In the seventeen years since the original Tibetan Policy Act of 2002 was signed into law, the human rights situation in Tibet has worsened. The Chinese government has refused to enter into a dialogue with Tibetan leaders. And Chinese officials have threatened to select Tibetan Buddhist leaders, including a future 15th Dalai Lama, in a clear violation of international religious freedom as well as the traditional practices of the Tibetan Buddhist faith community. Further, the policies of the Chinese government have severely degraded Tibetan religion, culture, language, livelihoods, and environment.

The new “Tibet Policy and Support Act of 2019” will:

  • Establish as U.S. policy that the succession or reincarnation of Tibetan Buddhist leaders, including a future 15th Dalai Lama, is an exclusively religious matter that should be made solely by the Tibetan Buddhist community.

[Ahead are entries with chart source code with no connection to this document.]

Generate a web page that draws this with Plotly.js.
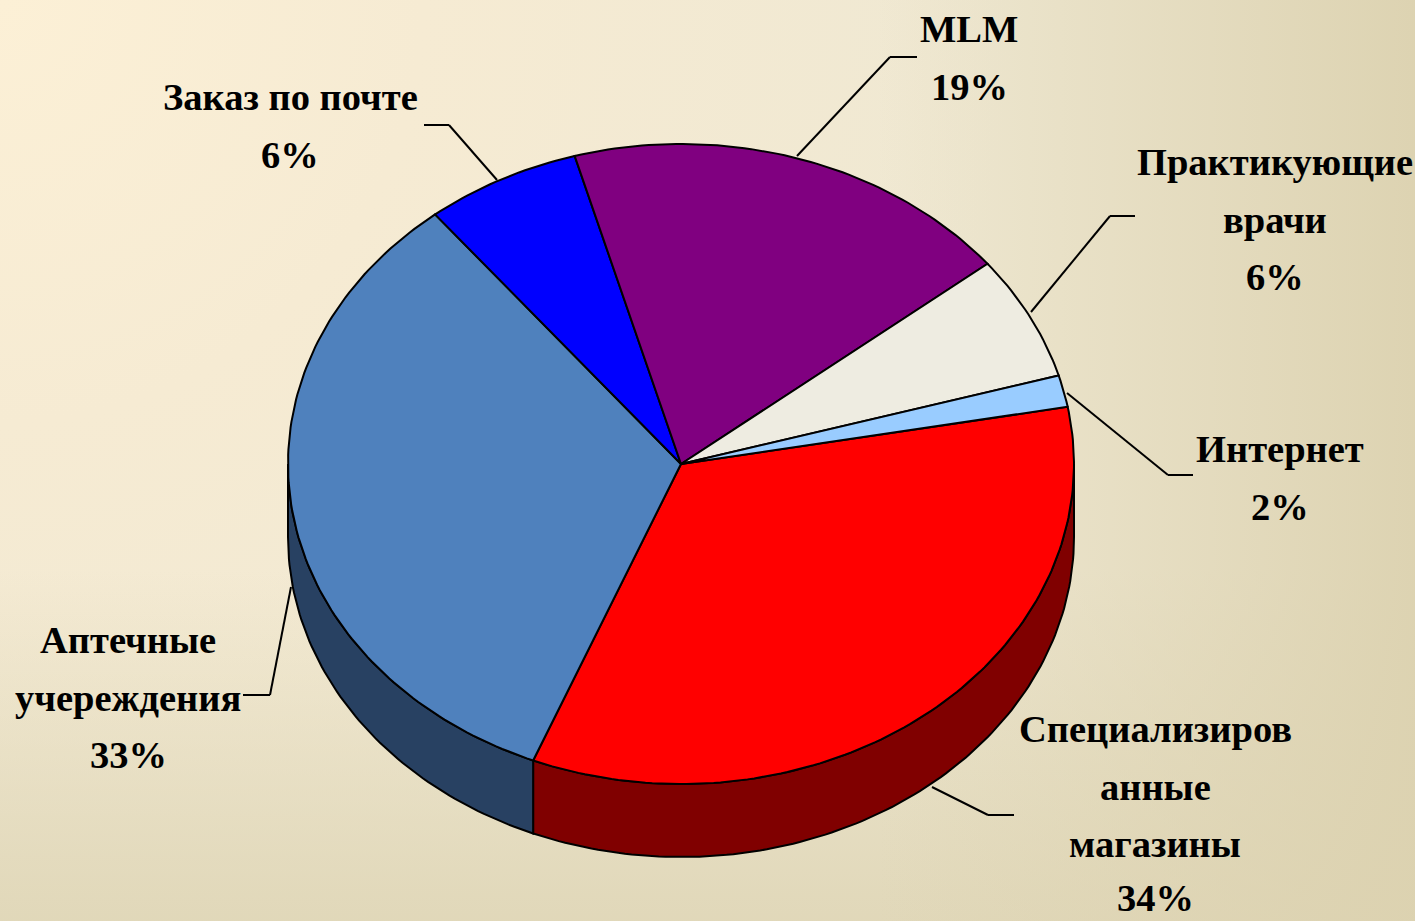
<!DOCTYPE html>
<html><head><meta charset="utf-8">
<script src="https://cdn.plot.ly/plotly-3.0.1.min.js"></script>
<style>
html,body{margin:0;padding:0;width:1415px;height:921px;overflow:hidden;
background:
 linear-gradient(to right,rgba(220,210,176,0) 62%,rgba(220,210,176,0.95) 100%),
 linear-gradient(to bottom,rgba(224,215,184,0) 62%,rgba(224,215,184,0.95) 100%),
 radial-gradient(circle at 0 0,#FCF0D6 0,#F6EBD3 25%,#EFE8D2 60%);
}
#chart{width:1415px;height:921px}
</style></head><body><div id="chart"></div>
<script>
// Data, clockwise from the red slice
var categories = ["Специализированные магазины","Аптечные учереждения","Заказ по почте","MLM","Практикующие врачи","Интернет"];
var shareValues = [34.0,33.1,6.4,18.6,6.3,1.6];
var shownPercent = [34,33,6,19,6,2];
var topColors  = ["#FF0000","#4F81BD","#0000FF","#800080","#EEECE1","#99CCFF"];
var wallColors = ["#800000","#284162","#000080","#400040","#77766F","#4D6680"];
var labelLines = [["Специализиров","анные","магазины"],["Аптечные","учереждения"],["Заказ по почте"],["MLM"],["Практикующие","врачи"],["Интернет"]];
var labelCenterX = [1155,128,290,969,1275,1280];
var labelFirstY  = [729,640,97,29,162,449];
var leaderX = [[1014,988,932],[243,270,291],[424,449,497],[917,890,797],[1135,1110,1031],[1193,1168,1067]];
var leaderY = [[815,815,787],[695,695,587],[125,125,180],[57,57,156],[216,216,312],[475,475,393]];

// Geometry of the tilted pie
var W=1415,H=921,CX=681,CY=464,RX=393,RY=320,DEPTH=73,START=79.7,LINE_STEP=57.6,FONT=38.5,MAX_LABEL_Y=H-23;
var depthU=DEPTH/RY;
function px(a){return Math.sin(a*Math.PI/180);}
function py(a){return Math.cos(a*Math.PI/180);}
function arc(a0,a1){var p=[],n=Math.max(2,Math.ceil(Math.abs(a1-a0)));for(var i=0;i<=n;i++)p.push(a0+(a1-a0)*i/n);return p;}

var total=shareValues.reduce(function(s,v){return s+v;},0);
var walls=[],tops=[],ang=START;
shareValues.forEach(function(v,i){
  var a0=ang,a1=ang+v/total*360;ang=a1;
  // wall: only the front half of the rim (90..270 degrees from the top)
  var w0=Math.max(a0,90),w1=Math.min(a1,270);
  if(w1>w0){
    var up=arc(w0,w1),dn=up.slice().reverse();
    walls.push({type:"scatter",mode:"lines",fill:"toself",fillcolor:wallColors[i],name:categories[i],hoverinfo:"skip",
      line:{color:"#000",width:2},
      x:up.map(px).concat(dn.map(px),[px(up[0])]),
      y:up.map(py).concat(dn.map(function(a){return py(a)-depthU;}),[py(up[0])])});
  }
  var a=arc(a0,a1);
  tops.push({type:"scatter",mode:"lines",fill:"toself",fillcolor:topColors[i],name:categories[i],
    text:categories[i]+" "+shownPercent[i]+"%",hoverinfo:"text",
    line:{color:"#000",width:2},
    x:[0].concat(a.map(px),[0]),y:[0].concat(a.map(py),[0])});
});

var paperX=function(p){return p/W;},paperY=function(p){return 1-p/H;};
var annotations=[],shapes=[];
labelLines.forEach(function(lines,i){
  lines.concat([shownPercent[i]+"%"]).forEach(function(t,k){
    annotations.push({xref:"paper",yref:"paper",x:paperX(labelCenterX[i]),
      y:paperY(Math.min(MAX_LABEL_Y,labelFirstY[i]+k*LINE_STEP)),
      text:"<b>"+t+"</b>",showarrow:false,xanchor:"center",yanchor:"middle",
      font:{family:"'Liberation Serif','Times New Roman',serif",size:FONT,color:"#000"}});
  });
  for(var s=0;s<2;s++){
    shapes.push({type:"line",xref:"paper",yref:"paper",x0:paperX(leaderX[i][s]),y0:paperY(leaderY[i][s]),
      x1:paperX(leaderX[i][s+1]),y1:paperY(leaderY[i][s+1]),line:{color:"#000",width:2}});
  }
});

var layout={width:W,height:H,margin:{l:0,r:0,t:0,b:0},showlegend:false,
  paper_bgcolor:"rgba(0,0,0,0)",plot_bgcolor:"rgba(0,0,0,0)",
  xaxis:{visible:false,fixedrange:true,range:[(0-CX)/RX,(W-CX)/RX]},
  yaxis:{visible:false,fixedrange:true,range:[(CY-H)/RY,(CY-0)/RY]},
  annotations:annotations,shapes:shapes};
Plotly.newPlot("chart",walls.concat(tops),layout,{displayModeBar:false});
</script></body></html>
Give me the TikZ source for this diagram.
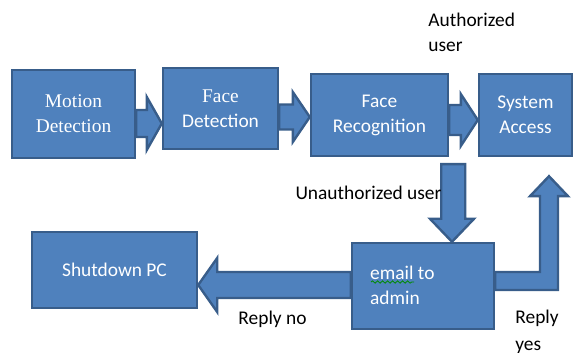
\documentclass[tikz,border=0pt]{standalone}
\usepackage{fontspec}
\setmainfont{Liberation Serif}
\setsansfont{Carlito}
\usetikzlibrary{calc}
\usetikzlibrary{positioning}
\usetikzlibrary{decorations.pathmorphing}
\definecolor{boxblue}{RGB}{79,129,189}
\definecolor{boxedge}{RGB}{56,93,138}
\tikzset{box/.style = {draw = boxedge, fill = boxblue, line width = 1.2pt, inner sep = 0,
                       text = white, align = center, font = \sffamily\fontsize{9.7}{12.5}\selectfont}}
\tikzset{fat/.style = {draw = boxedge, fill = boxblue, line width = 1.2pt, line join = miter}}
\tikzset{lbl/.style = {inner sep = 0, align = left, font = \sffamily\fontsize{9.7}{12.5}\selectfont}}

\begin{document}
\begin{tikzpicture}[x = 0.5pt, y = -0.5pt]
      \useasboundingbox (0, 0) rectangle (574, 353);

      \node [box, minimum width = 61.5pt, minimum height = 44pt] (md) at (73.5, 114) {\rmfamily Motion\\\rmfamily Detection};
      \node [box, minimum width = 57.5pt, minimum height = 40.5pt] (fd) at (220.5, 108.5) {\rmfamily Face\\Detection};
      \node [box, minimum width = 68.5pt, minimum height = 41pt] (fr) at (379.5, 115) {Face\\Recognition};
      \node [box, minimum width = 46.5pt, minimum height = 41pt] (sa) at (525.5, 115) {System\\Access};
      \node [box, minimum width = 82.5pt, minimum height = 38pt] (sd) at (114.5, 270) {Shutdown PC};
      \node [box, minimum width = 71pt, minimum height = 43pt] (em) at (423, 286) {};
      \node [lbl, text = white, anchor = west] (emtxt) at ($(em.west) + (19, -1)$) {email to\\admin};
      \draw [green!55!black, line width = 0.4pt, decorate,
             decoration = {snake, amplitude = 0.6pt, segment length = 2.5pt}] (371, 282) -- (414, 282);

      % block arrows along the top row
      \coordinate (a1) at ($(md.east) + (0, 9.5)$);
      \coordinate (b1) at ($(fd.west) + (0, 15)$);
      \draw [fat] ($(a1) + (0, -13.5)$) -| ($(b1) + (-15, -26.5)$) -- (b1)
            -- ($(b1) + (-15, 26.5)$) |- ($(a1) + (0, 13.5)$) -- cycle;
      \coordinate (a2) at ($(fd.east) + (0, 8.5)$);
      \coordinate (b2) at ($(fr.west) + (0, 2)$);
      \draw [fat] ($(a2) + (0, -12.5)$) -| ($(b2) + (-17, -25)$) -- (b2)
            -- ($(b2) + (-17, 25)$) |- ($(a2) + (0, 12.5)$) -- cycle;
      \coordinate (a3) at ($(fr.east) + (0, 5)$);
      \coordinate (b3) at ($(sa.west) + (0, 5)$);
      \draw [fat] ($(a3) + (0, -15)$) -| ($(b3) + (-17, -26)$) -- (b3)
            -- ($(b3) + (-17, 26)$) |- ($(a3) + (0, 15)$) -- cycle;

      % down to the mail, back to shutdown, up to access
      \coordinate (a4) at ($(fr.south east) + (4, 7)$);
      \coordinate (b4) at ($(em.north) + (29, 0)$);
      \draw [fat] ($(a4) + (-12, 0)$) |- ($(b4) + (-22, -23)$) -- (b4)
            -- ($(b4) + (22, -23)$) -| ($(a4) + (12, 0)$) -- cycle;
      \coordinate (a5) at ($(em.west) + (0, -1)$);
      \coordinate (b5) at ($(sd.east) + (0, 15)$);
      \draw [fat] ($(a5) + (0, -13)$) -| ($(b5) + (19, -27)$) -- (b5)
            -- ($(b5) + (19, 27)$) |- ($(a5) + (0, 13)$) -- cycle;
      \coordinate (b6) at ($(sa.south) + (23.5, 19)$);
      \draw [fat] ($(em.east) + (0, -14)$) -| ($(b6) + (-9, 20)$) -- ($(b6) + (-19, 20)$) -- (b6)
            -- ($(b6) + (19, 20)$) -- ($(b6) + (9, 20)$) |- ($(em.east) + (0, 4)$) -- cycle;

      \node [lbl, anchor = north west] (auth) at (428, 13) {Authorized\\user};
      \node [lbl] (unauth) at (368.5, 193) {Unauthorized user};
      \node [lbl] (rno) at (272.5, 319) {Reply no};
      \node [lbl, anchor = north west, font = \sffamily\fontsize{9.7}{13.5}\selectfont] (ryes) at (515, 310) {Reply\\yes};
    \end{tikzpicture}
\end{document}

  • Specify that Chinese officials who interfere in the process of recognizing a successor or reincarnation of the Dalai Lama will be subject to targeted financial, economic, and visa-related sanctions including those in the Global Magnitsky Act.
  • Strengthen the role of the State Department Special Coordinator for Tibetan Issues including a mandate to work multilaterally with other governments to promote a genuine dialogue between Tibetan leaders and the Chinese government.
  • Direct the State and Commerce Departments to ensure that operations of U.S. companies working in Tibet are transparent, foster the self-sufficiency of Tibetans, and respect the culture and environment of the Tibetan Plateau.
  • Mandate that there should be no new Chinese consulates in the United States until the establishment of a U.S. consulate in Lhasa.
  • Direct the State Department to begin collaborative, multinational efforts to protect the environment and water resources on the Tibetan Plateau.
  • Support democratic governance in the Tibetan exile community.
  • Authorize ongoing U.S. appropriations that support Tibetans in Tibet and in South Asia.